- _What this task involves_
Pull every line containing "diagram" from the entries.

(Saved entries)
• • • • • • •

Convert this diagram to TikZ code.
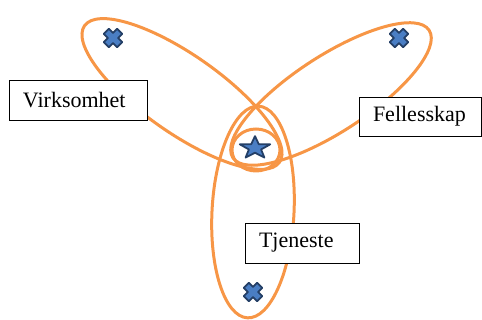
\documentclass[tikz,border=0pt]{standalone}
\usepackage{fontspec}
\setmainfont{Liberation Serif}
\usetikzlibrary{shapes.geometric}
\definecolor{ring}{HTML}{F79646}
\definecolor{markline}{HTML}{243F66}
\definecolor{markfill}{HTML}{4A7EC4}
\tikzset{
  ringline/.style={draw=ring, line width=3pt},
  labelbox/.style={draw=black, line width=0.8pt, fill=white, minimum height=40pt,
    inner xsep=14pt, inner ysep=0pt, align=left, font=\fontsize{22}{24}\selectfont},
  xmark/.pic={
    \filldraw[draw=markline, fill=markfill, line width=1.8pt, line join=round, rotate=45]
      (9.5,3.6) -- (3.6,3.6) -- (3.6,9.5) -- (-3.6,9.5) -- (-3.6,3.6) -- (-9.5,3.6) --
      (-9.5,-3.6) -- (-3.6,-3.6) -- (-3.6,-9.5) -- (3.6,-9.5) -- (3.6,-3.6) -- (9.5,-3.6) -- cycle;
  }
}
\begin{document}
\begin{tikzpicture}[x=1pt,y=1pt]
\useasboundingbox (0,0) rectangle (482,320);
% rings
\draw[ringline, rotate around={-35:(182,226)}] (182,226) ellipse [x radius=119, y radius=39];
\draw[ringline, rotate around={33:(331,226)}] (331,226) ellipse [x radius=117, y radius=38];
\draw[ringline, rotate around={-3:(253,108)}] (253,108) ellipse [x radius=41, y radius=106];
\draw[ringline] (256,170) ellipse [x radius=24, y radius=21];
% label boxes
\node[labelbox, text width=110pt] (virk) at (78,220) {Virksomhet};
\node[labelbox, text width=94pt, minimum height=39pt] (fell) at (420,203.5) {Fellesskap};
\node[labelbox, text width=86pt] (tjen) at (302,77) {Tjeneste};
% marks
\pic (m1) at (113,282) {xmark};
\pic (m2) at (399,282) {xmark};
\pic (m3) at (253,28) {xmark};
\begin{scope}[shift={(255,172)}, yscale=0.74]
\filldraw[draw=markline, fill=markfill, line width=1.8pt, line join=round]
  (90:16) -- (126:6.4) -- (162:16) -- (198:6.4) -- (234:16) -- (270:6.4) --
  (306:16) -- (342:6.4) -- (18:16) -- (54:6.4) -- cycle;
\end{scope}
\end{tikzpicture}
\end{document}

• • • • • • •

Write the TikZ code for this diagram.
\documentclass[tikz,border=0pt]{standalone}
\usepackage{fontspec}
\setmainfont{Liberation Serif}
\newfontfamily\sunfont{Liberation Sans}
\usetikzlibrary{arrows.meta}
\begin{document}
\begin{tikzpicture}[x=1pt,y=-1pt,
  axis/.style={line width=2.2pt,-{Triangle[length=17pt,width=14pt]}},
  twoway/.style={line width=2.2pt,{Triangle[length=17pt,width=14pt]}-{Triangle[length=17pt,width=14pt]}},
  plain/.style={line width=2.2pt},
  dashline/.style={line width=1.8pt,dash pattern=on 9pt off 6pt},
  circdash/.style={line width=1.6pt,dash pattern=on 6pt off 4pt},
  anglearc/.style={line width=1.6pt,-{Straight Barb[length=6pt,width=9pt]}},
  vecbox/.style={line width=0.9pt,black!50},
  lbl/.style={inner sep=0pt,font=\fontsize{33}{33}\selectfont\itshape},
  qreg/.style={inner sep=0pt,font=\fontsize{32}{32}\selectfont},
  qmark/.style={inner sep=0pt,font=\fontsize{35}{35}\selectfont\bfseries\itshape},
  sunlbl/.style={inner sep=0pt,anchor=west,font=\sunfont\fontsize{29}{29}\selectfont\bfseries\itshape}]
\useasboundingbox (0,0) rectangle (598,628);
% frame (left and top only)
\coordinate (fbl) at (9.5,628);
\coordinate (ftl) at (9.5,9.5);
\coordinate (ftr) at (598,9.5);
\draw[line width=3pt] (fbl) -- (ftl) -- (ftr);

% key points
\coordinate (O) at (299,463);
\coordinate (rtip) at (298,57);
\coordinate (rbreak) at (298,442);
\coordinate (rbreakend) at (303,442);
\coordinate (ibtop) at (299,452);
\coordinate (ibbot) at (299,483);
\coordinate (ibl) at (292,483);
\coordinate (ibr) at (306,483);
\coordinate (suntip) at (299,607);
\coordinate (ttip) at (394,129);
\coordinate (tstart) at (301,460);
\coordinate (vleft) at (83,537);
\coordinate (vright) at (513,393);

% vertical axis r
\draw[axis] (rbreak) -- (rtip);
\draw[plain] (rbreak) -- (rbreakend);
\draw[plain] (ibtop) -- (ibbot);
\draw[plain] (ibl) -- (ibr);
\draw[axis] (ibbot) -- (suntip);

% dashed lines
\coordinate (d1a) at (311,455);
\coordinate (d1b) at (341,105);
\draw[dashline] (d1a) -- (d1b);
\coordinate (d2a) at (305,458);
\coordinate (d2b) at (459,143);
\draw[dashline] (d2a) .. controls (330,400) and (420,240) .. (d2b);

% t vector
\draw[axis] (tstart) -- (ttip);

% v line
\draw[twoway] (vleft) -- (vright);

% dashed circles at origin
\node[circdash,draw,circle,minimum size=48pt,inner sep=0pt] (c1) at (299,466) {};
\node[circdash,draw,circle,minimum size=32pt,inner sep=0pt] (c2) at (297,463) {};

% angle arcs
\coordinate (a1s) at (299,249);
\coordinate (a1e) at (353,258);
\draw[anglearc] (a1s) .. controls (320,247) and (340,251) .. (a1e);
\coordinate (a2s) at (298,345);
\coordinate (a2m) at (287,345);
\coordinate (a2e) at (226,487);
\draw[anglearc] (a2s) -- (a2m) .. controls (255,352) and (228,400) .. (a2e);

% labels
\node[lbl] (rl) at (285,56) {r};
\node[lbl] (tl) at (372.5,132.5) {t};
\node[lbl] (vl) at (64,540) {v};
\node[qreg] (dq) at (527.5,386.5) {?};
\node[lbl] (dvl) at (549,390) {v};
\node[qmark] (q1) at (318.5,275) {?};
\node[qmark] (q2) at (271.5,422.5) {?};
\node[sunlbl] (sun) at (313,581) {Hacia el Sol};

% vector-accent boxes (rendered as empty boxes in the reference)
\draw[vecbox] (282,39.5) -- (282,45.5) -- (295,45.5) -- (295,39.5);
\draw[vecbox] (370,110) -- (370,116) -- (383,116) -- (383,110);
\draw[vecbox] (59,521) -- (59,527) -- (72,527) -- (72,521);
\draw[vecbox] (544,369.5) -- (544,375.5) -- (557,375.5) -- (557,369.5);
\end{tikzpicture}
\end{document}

• • • • • • •

- _Exercise result_
Convert this diagram to TikZ code.
Write the TikZ code for this diagram.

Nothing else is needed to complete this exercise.